• _Task directions_:
Leave out the pictures and restate the rest of the data exactly.

____ Recorded data

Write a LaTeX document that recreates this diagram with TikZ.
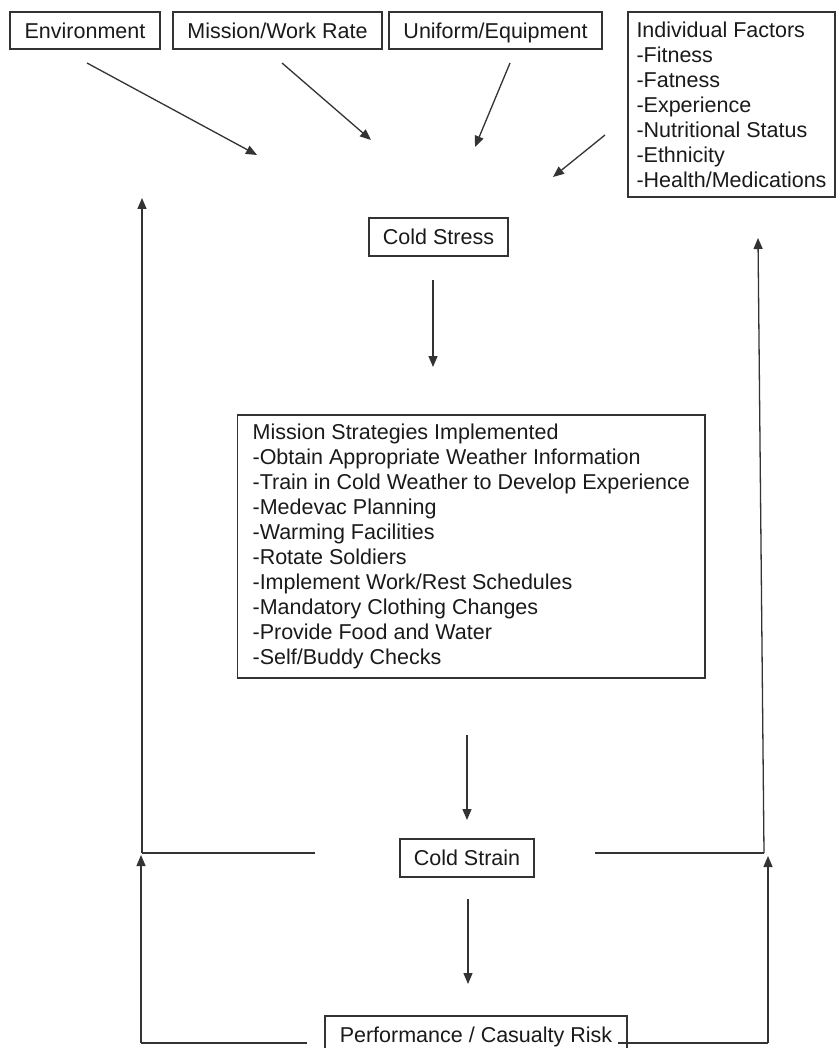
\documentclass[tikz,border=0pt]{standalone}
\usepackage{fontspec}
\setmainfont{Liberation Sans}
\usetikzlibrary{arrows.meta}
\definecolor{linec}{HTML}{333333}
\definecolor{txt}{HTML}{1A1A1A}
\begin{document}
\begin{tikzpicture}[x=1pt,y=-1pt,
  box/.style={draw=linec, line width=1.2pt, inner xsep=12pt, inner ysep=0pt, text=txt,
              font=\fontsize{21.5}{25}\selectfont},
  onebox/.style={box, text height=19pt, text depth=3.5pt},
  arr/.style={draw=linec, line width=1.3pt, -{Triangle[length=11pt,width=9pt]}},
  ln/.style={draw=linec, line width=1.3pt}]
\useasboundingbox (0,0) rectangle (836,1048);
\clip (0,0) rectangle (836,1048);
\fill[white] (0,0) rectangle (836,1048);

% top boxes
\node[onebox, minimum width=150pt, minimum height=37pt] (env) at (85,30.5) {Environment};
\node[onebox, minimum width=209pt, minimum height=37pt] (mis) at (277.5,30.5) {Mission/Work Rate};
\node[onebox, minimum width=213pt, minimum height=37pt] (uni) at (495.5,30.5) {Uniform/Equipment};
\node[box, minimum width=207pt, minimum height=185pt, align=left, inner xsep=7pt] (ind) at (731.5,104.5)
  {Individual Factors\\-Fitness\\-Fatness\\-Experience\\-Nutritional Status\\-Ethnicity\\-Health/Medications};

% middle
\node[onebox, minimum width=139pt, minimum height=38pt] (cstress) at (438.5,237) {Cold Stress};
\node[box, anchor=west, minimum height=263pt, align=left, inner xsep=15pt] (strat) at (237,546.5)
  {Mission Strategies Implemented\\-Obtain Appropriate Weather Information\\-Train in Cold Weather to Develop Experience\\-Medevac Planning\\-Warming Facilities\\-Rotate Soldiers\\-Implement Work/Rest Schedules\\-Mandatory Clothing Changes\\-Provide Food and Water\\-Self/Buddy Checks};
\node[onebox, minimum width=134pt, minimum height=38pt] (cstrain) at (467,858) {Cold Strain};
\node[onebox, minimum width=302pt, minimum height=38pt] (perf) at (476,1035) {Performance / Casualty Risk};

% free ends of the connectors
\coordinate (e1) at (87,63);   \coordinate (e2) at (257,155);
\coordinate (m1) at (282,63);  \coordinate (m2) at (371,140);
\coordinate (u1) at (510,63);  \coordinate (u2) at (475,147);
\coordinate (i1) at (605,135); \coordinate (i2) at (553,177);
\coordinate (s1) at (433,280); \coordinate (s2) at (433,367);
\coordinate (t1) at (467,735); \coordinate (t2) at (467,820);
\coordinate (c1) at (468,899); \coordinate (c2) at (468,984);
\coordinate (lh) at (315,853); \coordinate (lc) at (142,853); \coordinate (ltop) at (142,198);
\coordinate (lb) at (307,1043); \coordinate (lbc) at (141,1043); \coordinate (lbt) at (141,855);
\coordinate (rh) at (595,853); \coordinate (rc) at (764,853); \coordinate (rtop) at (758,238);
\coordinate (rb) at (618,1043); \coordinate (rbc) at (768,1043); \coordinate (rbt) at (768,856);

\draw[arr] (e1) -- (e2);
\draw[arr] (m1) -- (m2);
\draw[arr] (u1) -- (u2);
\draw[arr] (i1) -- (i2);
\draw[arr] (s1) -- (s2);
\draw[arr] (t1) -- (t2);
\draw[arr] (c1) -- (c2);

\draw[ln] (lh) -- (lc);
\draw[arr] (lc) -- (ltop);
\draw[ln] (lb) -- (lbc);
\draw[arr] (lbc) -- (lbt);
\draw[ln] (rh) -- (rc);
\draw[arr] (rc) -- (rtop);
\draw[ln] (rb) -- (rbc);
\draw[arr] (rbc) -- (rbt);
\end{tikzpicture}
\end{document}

________

• _Solved exercise_:
Write a LaTeX document that recreates this diagram with TikZ.
\documentclass[tikz,border=0pt]{standalone}
\usepackage{fontspec}
\setmainfont{Liberation Sans}
\usetikzlibrary{arrows.meta}
\definecolor{linec}{HTML}{333333}
\definecolor{txt}{HTML}{1A1A1A}
\begin{document}
\begin{tikzpicture}[x=1pt,y=-1pt,
  box/.style={draw=linec, line width=1.2pt, inner xsep=12pt, inner ysep=0pt, text=txt,
              font=\fontsize{21.5}{25}\selectfont},
  onebox/.style={box, text height=19pt, text depth=3.5pt},
  arr/.style={draw=linec, line width=1.3pt, -{Triangle[length=11pt,width=9pt]}},
  ln/.style={draw=linec, line width=1.3pt}]
\useasboundingbox (0,0) rectangle (836,1048);
\clip (0,0) rectangle (836,1048);
\fill[white] (0,0) rectangle (836,1048);

% top boxes
\node[onebox, minimum width=150pt, minimum height=37pt] (env) at (85,30.5) {Environment};
\node[onebox, minimum width=209pt, minimum height=37pt] (mis) at (277.5,30.5) {Mission/Work Rate};
\node[onebox, minimum width=213pt, minimum height=37pt] (uni) at (495.5,30.5) {Uniform/Equipment};
\node[box, minimum width=207pt, minimum height=185pt, align=left, inner xsep=7pt] (ind) at (731.5,104.5)
  {Individual Factors\\-Fitness\\-Fatness\\-Experience\\-Nutritional Status\\-Ethnicity\\-Health/Medications};

% middle
\node[onebox, minimum width=139pt, minimum height=38pt] (cstress) at (438.5,237) {Cold Stress};
\node[box, anchor=west, minimum height=263pt, align=left, inner xsep=15pt] (strat) at (237,546.5)
  {Mission Strategies Implemented\\-Obtain Appropriate Weather Information\\-Train in Cold Weather to Develop Experience\\-Medevac Planning\\-Warming Facilities\\-Rotate Soldiers\\-Implement Work/Rest Schedules\\-Mandatory Clothing Changes\\-Provide Food and Water\\-Self/Buddy Checks};
\node[onebox, minimum width=134pt, minimum height=38pt] (cstrain) at (467,858) {Cold Strain};
\node[onebox, minimum width=302pt, minimum height=38pt] (perf) at (476,1035) {Performance / Casualty Risk};

% free ends of the connectors
\coordinate (e1) at (87,63);   \coordinate (e2) at (257,155);
\coordinate (m1) at (282,63);  \coordinate (m2) at (371,140);
\coordinate (u1) at (510,63);  \coordinate (u2) at (475,147);
\coordinate (i1) at (605,135); \coordinate (i2) at (553,177);
\coordinate (s1) at (433,280); \coordinate (s2) at (433,367);
\coordinate (t1) at (467,735); \coordinate (t2) at (467,820);
\coordinate (c1) at (468,899); \coordinate (c2) at (468,984);
\coordinate (lh) at (315,853); \coordinate (lc) at (142,853); \coordinate (ltop) at (142,198);
\coordinate (lb) at (307,1043); \coordinate (lbc) at (141,1043); \coordinate (lbt) at (141,855);
\coordinate (rh) at (595,853); \coordinate (rc) at (764,853); \coordinate (rtop) at (758,238);
\coordinate (rb) at (618,1043); \coordinate (rbc) at (768,1043); \coordinate (rbt) at (768,856);

\draw[arr] (e1) -- (e2);
\draw[arr] (m1) -- (m2);
\draw[arr] (u1) -- (u2);
\draw[arr] (i1) -- (i2);
\draw[arr] (s1) -- (s2);
\draw[arr] (t1) -- (t2);
\draw[arr] (c1) -- (c2);

\draw[ln] (lh) -- (lc);
\draw[arr] (lc) -- (ltop);
\draw[ln] (lb) -- (lbc);
\draw[arr] (lbc) -- (lbt);
\draw[ln] (rh) -- (rc);
\draw[arr] (rc) -- (rtop);
\draw[ln] (rb) -- (rbc);
\draw[arr] (rbc) -- (rbt);
\end{tikzpicture}
\end{document}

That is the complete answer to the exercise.